For the entries below, copy exactly the line that contains "Reproduce this diagram with TikZ." through the line that contains "(0,0) rectangle (1046,442);", both ends included, and exclude all pictures.

········

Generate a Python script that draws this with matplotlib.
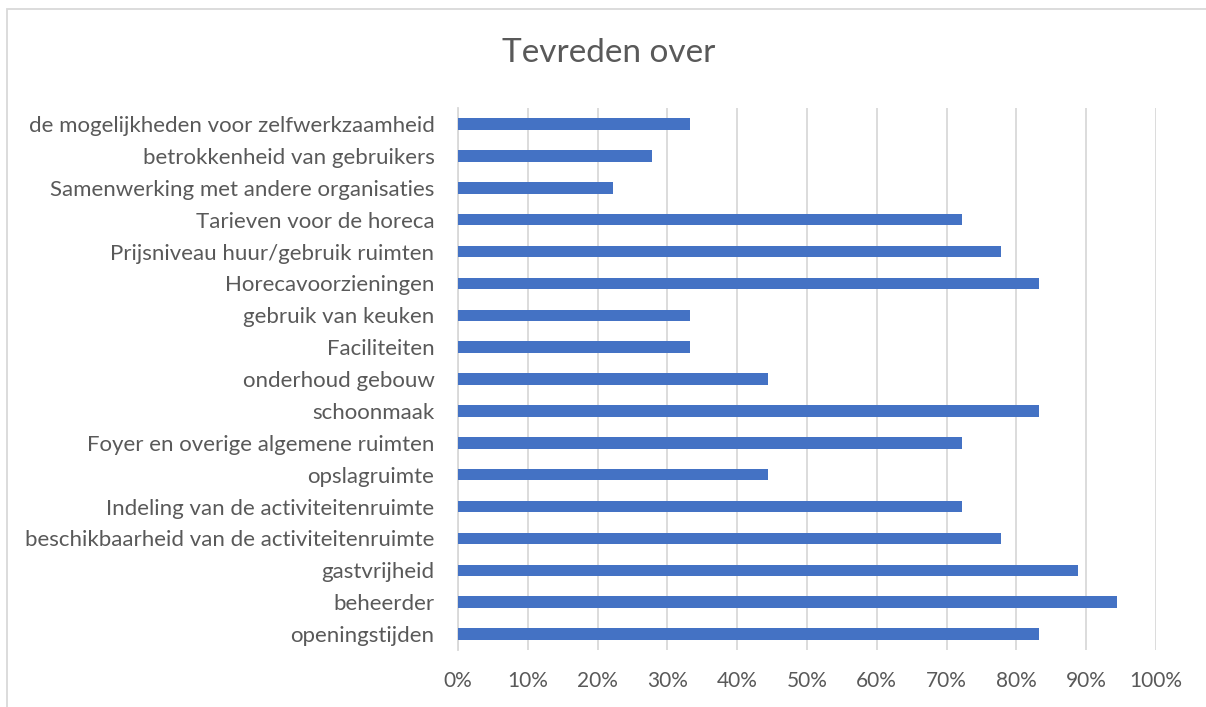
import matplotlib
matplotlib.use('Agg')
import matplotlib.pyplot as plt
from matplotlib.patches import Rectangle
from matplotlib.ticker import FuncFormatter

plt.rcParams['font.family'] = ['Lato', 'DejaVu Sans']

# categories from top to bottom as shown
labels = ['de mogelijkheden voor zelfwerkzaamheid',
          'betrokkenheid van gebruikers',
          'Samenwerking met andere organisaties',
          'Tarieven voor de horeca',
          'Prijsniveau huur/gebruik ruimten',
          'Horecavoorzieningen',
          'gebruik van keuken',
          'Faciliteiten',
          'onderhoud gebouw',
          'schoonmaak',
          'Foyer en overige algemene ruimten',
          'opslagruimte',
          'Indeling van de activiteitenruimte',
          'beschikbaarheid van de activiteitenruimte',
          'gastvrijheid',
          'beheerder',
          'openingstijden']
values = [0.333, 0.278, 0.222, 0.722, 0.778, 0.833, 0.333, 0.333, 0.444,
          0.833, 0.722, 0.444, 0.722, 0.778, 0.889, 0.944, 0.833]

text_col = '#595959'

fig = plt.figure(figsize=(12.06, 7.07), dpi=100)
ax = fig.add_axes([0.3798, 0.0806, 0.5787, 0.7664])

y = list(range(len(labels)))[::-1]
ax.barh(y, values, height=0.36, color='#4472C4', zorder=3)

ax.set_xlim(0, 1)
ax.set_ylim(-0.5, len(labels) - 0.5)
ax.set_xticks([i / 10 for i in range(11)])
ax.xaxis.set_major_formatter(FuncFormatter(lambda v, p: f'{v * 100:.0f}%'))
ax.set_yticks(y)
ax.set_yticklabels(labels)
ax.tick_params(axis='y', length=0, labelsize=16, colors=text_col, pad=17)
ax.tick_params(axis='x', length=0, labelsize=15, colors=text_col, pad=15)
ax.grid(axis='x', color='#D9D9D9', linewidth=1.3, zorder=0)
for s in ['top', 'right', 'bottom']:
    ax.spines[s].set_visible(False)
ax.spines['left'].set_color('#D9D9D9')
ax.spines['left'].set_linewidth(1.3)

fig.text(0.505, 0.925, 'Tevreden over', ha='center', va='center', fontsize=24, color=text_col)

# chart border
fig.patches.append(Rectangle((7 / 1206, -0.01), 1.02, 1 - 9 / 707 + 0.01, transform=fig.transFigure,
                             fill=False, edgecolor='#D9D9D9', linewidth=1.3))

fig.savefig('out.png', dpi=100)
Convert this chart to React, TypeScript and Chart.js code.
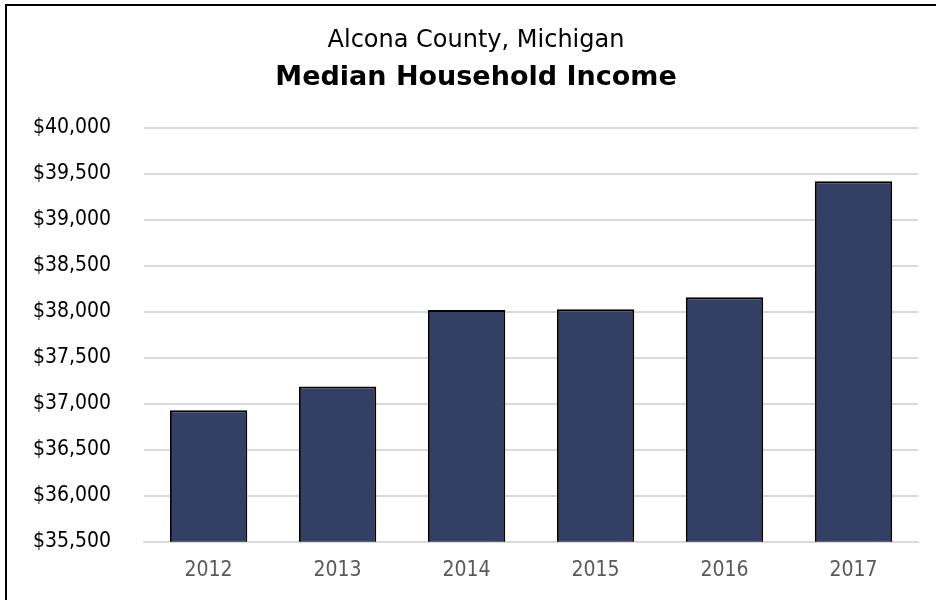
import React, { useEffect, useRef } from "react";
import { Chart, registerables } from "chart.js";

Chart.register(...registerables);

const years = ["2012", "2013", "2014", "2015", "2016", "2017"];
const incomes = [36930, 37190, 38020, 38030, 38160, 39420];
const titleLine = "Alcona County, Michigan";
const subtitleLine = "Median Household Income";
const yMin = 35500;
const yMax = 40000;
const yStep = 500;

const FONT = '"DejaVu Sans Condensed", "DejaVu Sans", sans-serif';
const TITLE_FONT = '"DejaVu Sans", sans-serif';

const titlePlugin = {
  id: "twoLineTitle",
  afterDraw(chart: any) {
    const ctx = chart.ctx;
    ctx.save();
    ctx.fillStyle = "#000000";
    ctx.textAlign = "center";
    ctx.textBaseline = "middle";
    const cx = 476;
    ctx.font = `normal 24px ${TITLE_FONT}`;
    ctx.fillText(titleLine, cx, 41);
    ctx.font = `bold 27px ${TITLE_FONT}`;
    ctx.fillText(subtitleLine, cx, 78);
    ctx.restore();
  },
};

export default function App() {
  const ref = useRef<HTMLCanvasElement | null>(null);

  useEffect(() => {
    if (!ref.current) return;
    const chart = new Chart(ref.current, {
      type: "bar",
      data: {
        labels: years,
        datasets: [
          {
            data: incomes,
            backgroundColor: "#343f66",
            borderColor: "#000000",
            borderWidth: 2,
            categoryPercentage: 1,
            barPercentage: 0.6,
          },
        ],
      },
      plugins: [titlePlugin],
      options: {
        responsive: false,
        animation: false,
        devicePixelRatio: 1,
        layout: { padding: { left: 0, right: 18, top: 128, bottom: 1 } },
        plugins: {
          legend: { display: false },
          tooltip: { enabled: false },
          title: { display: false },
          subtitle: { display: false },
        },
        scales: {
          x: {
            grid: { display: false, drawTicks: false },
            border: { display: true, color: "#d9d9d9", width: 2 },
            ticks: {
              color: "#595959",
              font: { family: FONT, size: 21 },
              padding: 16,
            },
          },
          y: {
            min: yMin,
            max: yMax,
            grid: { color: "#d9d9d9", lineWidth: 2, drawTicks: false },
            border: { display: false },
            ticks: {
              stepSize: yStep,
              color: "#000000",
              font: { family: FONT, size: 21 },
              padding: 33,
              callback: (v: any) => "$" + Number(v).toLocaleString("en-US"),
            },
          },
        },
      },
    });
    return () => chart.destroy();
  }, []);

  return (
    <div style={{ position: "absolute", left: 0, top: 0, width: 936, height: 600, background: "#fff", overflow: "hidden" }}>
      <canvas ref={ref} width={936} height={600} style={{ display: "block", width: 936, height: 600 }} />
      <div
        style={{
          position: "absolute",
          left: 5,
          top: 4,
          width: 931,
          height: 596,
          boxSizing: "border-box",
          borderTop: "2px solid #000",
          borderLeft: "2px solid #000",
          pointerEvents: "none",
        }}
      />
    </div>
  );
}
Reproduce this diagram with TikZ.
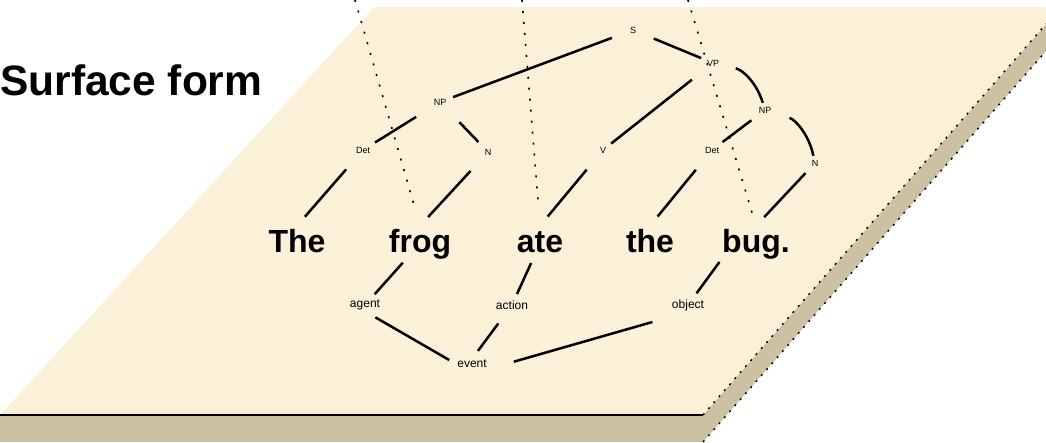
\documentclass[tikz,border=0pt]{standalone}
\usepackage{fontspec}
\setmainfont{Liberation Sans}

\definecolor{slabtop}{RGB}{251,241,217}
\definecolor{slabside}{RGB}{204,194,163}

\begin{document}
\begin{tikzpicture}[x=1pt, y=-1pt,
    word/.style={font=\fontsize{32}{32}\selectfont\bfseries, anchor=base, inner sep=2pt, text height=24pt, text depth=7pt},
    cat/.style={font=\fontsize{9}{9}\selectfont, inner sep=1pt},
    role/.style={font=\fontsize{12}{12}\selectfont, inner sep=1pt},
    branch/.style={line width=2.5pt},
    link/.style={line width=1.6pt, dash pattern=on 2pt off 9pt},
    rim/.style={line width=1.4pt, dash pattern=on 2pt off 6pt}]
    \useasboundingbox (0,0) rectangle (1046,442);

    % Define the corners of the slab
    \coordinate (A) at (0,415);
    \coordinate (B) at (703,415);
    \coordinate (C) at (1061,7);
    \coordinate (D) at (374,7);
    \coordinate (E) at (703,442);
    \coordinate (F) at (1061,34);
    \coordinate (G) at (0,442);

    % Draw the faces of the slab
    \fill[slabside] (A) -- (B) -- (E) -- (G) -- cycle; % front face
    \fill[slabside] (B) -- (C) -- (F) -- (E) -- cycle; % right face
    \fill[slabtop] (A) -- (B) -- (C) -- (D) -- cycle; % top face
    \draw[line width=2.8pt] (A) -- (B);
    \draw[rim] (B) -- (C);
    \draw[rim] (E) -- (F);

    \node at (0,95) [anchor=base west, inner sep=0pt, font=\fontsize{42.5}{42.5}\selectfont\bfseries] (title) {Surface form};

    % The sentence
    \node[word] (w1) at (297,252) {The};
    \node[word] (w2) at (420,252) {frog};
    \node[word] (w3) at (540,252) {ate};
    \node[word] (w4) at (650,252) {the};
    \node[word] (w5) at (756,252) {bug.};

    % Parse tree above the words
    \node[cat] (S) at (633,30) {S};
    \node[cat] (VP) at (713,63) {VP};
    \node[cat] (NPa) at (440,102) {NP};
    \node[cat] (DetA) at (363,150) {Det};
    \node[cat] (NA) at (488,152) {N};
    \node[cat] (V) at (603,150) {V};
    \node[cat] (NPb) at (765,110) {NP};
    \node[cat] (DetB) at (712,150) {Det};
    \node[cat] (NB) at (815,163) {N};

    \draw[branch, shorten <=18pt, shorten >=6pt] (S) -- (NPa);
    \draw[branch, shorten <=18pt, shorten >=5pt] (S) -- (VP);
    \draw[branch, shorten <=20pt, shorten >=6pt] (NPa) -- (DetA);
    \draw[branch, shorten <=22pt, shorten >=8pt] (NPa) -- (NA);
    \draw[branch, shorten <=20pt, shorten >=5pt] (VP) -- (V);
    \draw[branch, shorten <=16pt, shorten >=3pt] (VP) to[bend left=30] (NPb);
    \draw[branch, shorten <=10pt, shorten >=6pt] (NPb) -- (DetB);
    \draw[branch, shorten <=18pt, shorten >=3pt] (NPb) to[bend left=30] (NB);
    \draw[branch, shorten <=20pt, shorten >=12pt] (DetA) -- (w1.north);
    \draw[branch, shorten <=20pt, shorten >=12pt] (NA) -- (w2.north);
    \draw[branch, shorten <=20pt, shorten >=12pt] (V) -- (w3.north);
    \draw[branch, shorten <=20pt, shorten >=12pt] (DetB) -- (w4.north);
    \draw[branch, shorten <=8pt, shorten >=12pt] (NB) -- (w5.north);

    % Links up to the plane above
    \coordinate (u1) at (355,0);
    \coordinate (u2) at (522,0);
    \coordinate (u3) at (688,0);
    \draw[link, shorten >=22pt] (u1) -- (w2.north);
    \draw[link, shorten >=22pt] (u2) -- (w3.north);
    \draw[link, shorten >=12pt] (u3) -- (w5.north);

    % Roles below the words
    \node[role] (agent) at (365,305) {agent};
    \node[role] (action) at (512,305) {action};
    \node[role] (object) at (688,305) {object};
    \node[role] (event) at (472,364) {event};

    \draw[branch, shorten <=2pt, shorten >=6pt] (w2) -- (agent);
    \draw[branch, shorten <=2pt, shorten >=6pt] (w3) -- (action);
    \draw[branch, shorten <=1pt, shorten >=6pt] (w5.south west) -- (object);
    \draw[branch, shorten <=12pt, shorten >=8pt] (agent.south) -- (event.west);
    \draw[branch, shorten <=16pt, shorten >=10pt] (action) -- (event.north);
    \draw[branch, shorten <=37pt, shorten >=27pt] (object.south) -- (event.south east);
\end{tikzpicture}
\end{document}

········

TASK OUTPUT:
Reproduce this diagram with TikZ.
\documentclass[tikz,border=0pt]{standalone}
\usepackage{fontspec}
\setmainfont{Liberation Sans}

\definecolor{slabtop}{RGB}{251,241,217}
\definecolor{slabside}{RGB}{204,194,163}

\begin{document}
\begin{tikzpicture}[x=1pt, y=-1pt,
    word/.style={font=\fontsize{32}{32}\selectfont\bfseries, anchor=base, inner sep=2pt, text height=24pt, text depth=7pt},
    cat/.style={font=\fontsize{9}{9}\selectfont, inner sep=1pt},
    role/.style={font=\fontsize{12}{12}\selectfont, inner sep=1pt},
    branch/.style={line width=2.5pt},
    link/.style={line width=1.6pt, dash pattern=on 2pt off 9pt},
    rim/.style={line width=1.4pt, dash pattern=on 2pt off 6pt}]
    \useasboundingbox (0,0) rectangle (1046,442);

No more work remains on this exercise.